Senior Editor

The Inertia

Every once in a while, a film is born out of the action sports lifestyle that actually says something.
Or maybe it’s the people born out of the action sports lifestyle that actually say something (finally)?

Either way, that’s where we find ourselves with, BRUJAS, from director Miles Joris-Peyrafitte, a web documentary that says a whole lot, really quickly.

BRUJAS is an all-female crew from New York City. A self-described “feminist skate gang,” they’ve received a fair bit of press from mainstream pubs like GQ, Vogue and the New York Times, thanks to several viral social media posts. The name BRUJAS, or “witches,” has Spanish roots but is derived from the cult film, Skate Witches, a 1986 flick featuring female skateboarders.
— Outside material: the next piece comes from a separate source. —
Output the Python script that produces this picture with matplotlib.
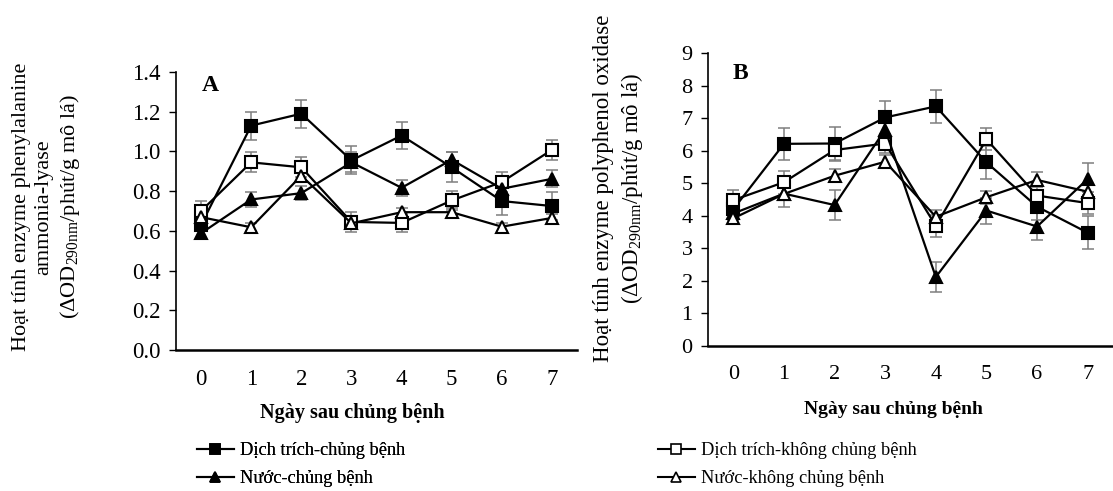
import matplotlib
matplotlib.use("Agg")
import matplotlib.pyplot as plt
from matplotlib.lines import Line2D

plt.rcParams['font.family'] = ['Liberation Serif', 'DejaVu Serif']
plt.rcParams['mathtext.fontset'] = 'custom'
plt.rcParams['mathtext.rm'] = 'Liberation Serif'
plt.rcParams['mathtext.it'] = 'Liberation Serif:italic'

days = [0, 1, 2, 3, 4, 5, 6, 7]
series_names = ["Dịch trích-chủng bệnh", "Dịch trích-không chủng bệnh",
                "Nước-chủng bệnh", "Nước-không chủng bệnh"]

# Panel A: phenylalanine ammonia-lyase
a_dt_cb = [0.63, 1.13, 1.19, 0.955, 1.08, 0.92, 0.75, 0.725]
a_dt_cb_err = [0.03, 0.07, 0.07, 0.07, 0.07, 0.075, 0.07, 0.07]
a_dt_kcb = [0.70, 0.945, 0.92, 0.645, 0.64, 0.753, 0.846, 1.008]
a_dt_kcb_err = [0.05, 0.05, 0.05, 0.05, 0.045, 0.05, 0.05, 0.05]
a_n_cb = [0.588, 0.758, 0.79, 0.945, 0.817, 0.958, 0.812, 0.862]
a_n_cb_err = [0.03, 0.04, 0.035, 0.05, 0.04, 0.04, 0.04, 0.042]
a_n_kcb = [0.669, 0.618, 0.878, 0.638, 0.694, 0.694, 0.621, 0.665]
a_n_kcb_err = [0.02, 0.02, 0.03, 0.02, 0.02, 0.02, 0.02, 0.02]

# Panel B: polyphenol oxidase
b_dt_cb = [4.20, 6.21, 6.22, 7.02, 7.36, 5.64, 4.28, 3.48]
b_dt_cb_err = [0.3, 0.5, 0.5, 0.5, 0.5, 0.5, 0.4, 0.5]
b_dt_kcb = [4.48, 5.03, 6.02, 6.22, 3.69, 6.35, 4.62, 4.39]
b_dt_kcb_err = [0.3, 0.36, 0.33, 0.3, 0.33, 0.34, 0.33, 0.35]
b_n_cb = [4.07, 4.68, 4.33, 6.65, 2.12, 4.16, 3.67, 5.13]
b_n_cb_err = [0.2, 0.4, 0.45, 0.4, 0.45, 0.4, 0.42, 0.48]
b_n_kcb = [3.92, 4.67, 5.23, 5.66, 3.97, 4.57, 5.10, 4.74]
b_n_kcb_err = [0.15, 0.2, 0.2, 0.2, 0.2, 0.2, 0.23, 0.2]

a_yticks = [0.0, 0.2, 0.4, 0.6, 0.8, 1.0, 1.2, 1.4]
a_yticklabels = ["0.0", "0.2", "0.4", "0.6", "0.8", "1.0", "1.2", "1.4"]
b_yticks = [0, 1, 2, 3, 4, 5, 6, 7, 8, 9]

styles = [
    dict(marker='s', mfc='black', ms=8.5),
    dict(marker='s', mfc='white', ms=8.5),
    dict(marker='^', mfc='black', ms=9),
    dict(marker='^', mfc='white', ms=9),
]

W, H = 1113, 491
fig = plt.figure(figsize=(W / 100, H / 100), dpi=100)

def px_axes(left, right, bottom, top):
    return fig.add_axes([left / W, 1 - bottom / H, (right - left) / W, (bottom - top) / H])

axA = px_axes(176, 577, 350, 72)
axB = px_axes(708, 1113, 346, 53)

def draw(ax, data, errs, ylim, yticks, yticklabels, tick_fs):
    for y, e, st in zip(data, errs, styles):
        ax.errorbar(days, y, yerr=e, fmt='none', ecolor='#7f7f7f',
                    elinewidth=1.1, capsize=4, capthick=1.1, zorder=2)
    for y, st in zip(data, styles):
        ax.plot(days, y, color='black', lw=1.6, marker=st['marker'],
                mfc=st['mfc'], mec='black', mew=1.5, ms=st['ms'], zorder=3)
    ax.set_ylim(*ylim)
    ax.set_xlim(-0.5, 7.5)
    ax.set_yticks(yticks)
    ax.set_yticklabels(yticklabels, fontsize=tick_fs)
    ax.set_xticks(days)
    ax.set_xticklabels([str(d) for d in days], fontsize=tick_fs)
    ax.tick_params(axis='x', length=0, pad=14)
    ax.tick_params(axis='y', length=5, width=1, direction='out', pad=6)
    for s in ['top', 'right']:
        ax.spines[s].set_visible(False)
    ax.spines['left'].set_linewidth(1.2)
    ax.spines['bottom'].set_linewidth(1.8)

draw(axA, [a_dt_cb, a_dt_kcb, a_n_cb, a_n_kcb],
     [a_dt_cb_err, a_dt_kcb_err, a_n_cb_err, a_n_kcb_err],
     (0, 1.4), a_yticks, a_yticklabels, 16.5)
draw(axB, [b_dt_cb, b_dt_kcb, b_n_cb, b_n_kcb],
     [b_dt_cb_err, b_dt_kcb_err, b_n_cb_err, b_n_kcb_err],
     (0, 9), b_yticks, [str(v) for v in b_yticks], 16)

axA.text(0.18, 1.33, "A", fontsize=17, fontweight='bold', ha='center', va='center')
axB.text(0.15, 8.38, "B", fontsize=17, fontweight='bold', ha='center', va='center')

fig.text(47 / W, 1 - 207 / H,
         "Hoạt tính enzyme phenylalanine\nammonia-lyase\n(ΔOD$_{\\mathrm{290nm}}$/phút/g mô lá)",
         rotation=90, ha='center', va='center', multialignment='center', fontsize=16,
         linespacing=1.25)
fig.text(619 / W, 1 - 188 / H,
         "Hoạt tính enzyme polyphenol oxidase\n(ΔOD$_{\\mathrm{290nm}}$/phút/g mô lá)",
         rotation=90, ha='center', va='center', multialignment='center', fontsize=16.5,
         linespacing=1.25)

fig.text(352 / W, 1 - 413 / H, "Ngày sau chủng bệnh", fontsize=14.5, fontweight='bold',
         ha='center', va='center')
fig.text(893 / W, 1 - 409 / H, "Ngày sau chủng bệnh", fontsize=14, fontweight='bold',
         ha='center', va='center')

handles = [Line2D([], [], color='black', lw=1.5, marker=st['marker'], mfc=st['mfc'],
                  mec='black', mew=1.2, ms=6.5) for st in styles]

leg_kw = dict(loc='upper left', frameon=False, fontsize=13.2, handlelength=2.0,
              handletextpad=0.35, labelspacing=0.6, borderaxespad=0, borderpad=0)
leg1 = fig.legend([handles[0], handles[2]], [series_names[0], series_names[2]],
                  bbox_to_anchor=(197 / W, 1 - 442 / H), **leg_kw)
leg2 = fig.legend([handles[1], handles[3]], [series_names[1], series_names[3]],
                  bbox_to_anchor=(658 / W, 1 - 442 / H), **leg_kw)
fig.add_artist(leg1)

fig.savefig("out.png", dpi=100)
The BRUJAS crew, it seems, is known as much now in the New York boroughs for their social awareness as their skating. “Miles came to us with the idea and we’re always psyched on an empowering story,” Lindsey Hagen, executive producer for Stept Studios out of El Segundo, Calif. told The Inertia. “Miles is Brooklyn-based, and his girlfriend is embedded in the female skate scene and knew Arianna Gil, one of the founders.”

The crew sets its sights on racial equality, women’s issues like sexual awareness and exploitation and other problems facing urban female youth, many of which are broad and far-reaching. But you have to start somewhere. “(BRUJAS) has brought about a rebellious spirit to create and produce spaces that are resistant,” Gil says in the film. “Just by getting together, everybody has grown so much becuase those experiences create actual support and people need that.”


While the film’s subjects are often anything but focused on one major issue–in one scene, the crew talks about being priced out of New York neighborhoods as “urban renewal” raises real estate values, in another, drugs and menstral cycles–the message is there: come together. Talk about issues. Try to find real-world solutions in a non-violent way. According to the film, BRUJAS organizes community workshops, events at local art museums and youth outreach.

The film, sponsored by Red Bull, is a step outside the box for the typically apolitical flicks often backed by the sports drink. “I think Red Bull supports the positive act of getting out and skateboarding, whatever your political stance or background is,” Hagen says. “They’re excited about the community that skateboarding brings together.”

BRUJAS, the film, certainly profiles a unique community in all its earnestness as it tries to affect the world in a postive way. And we could always use more of that.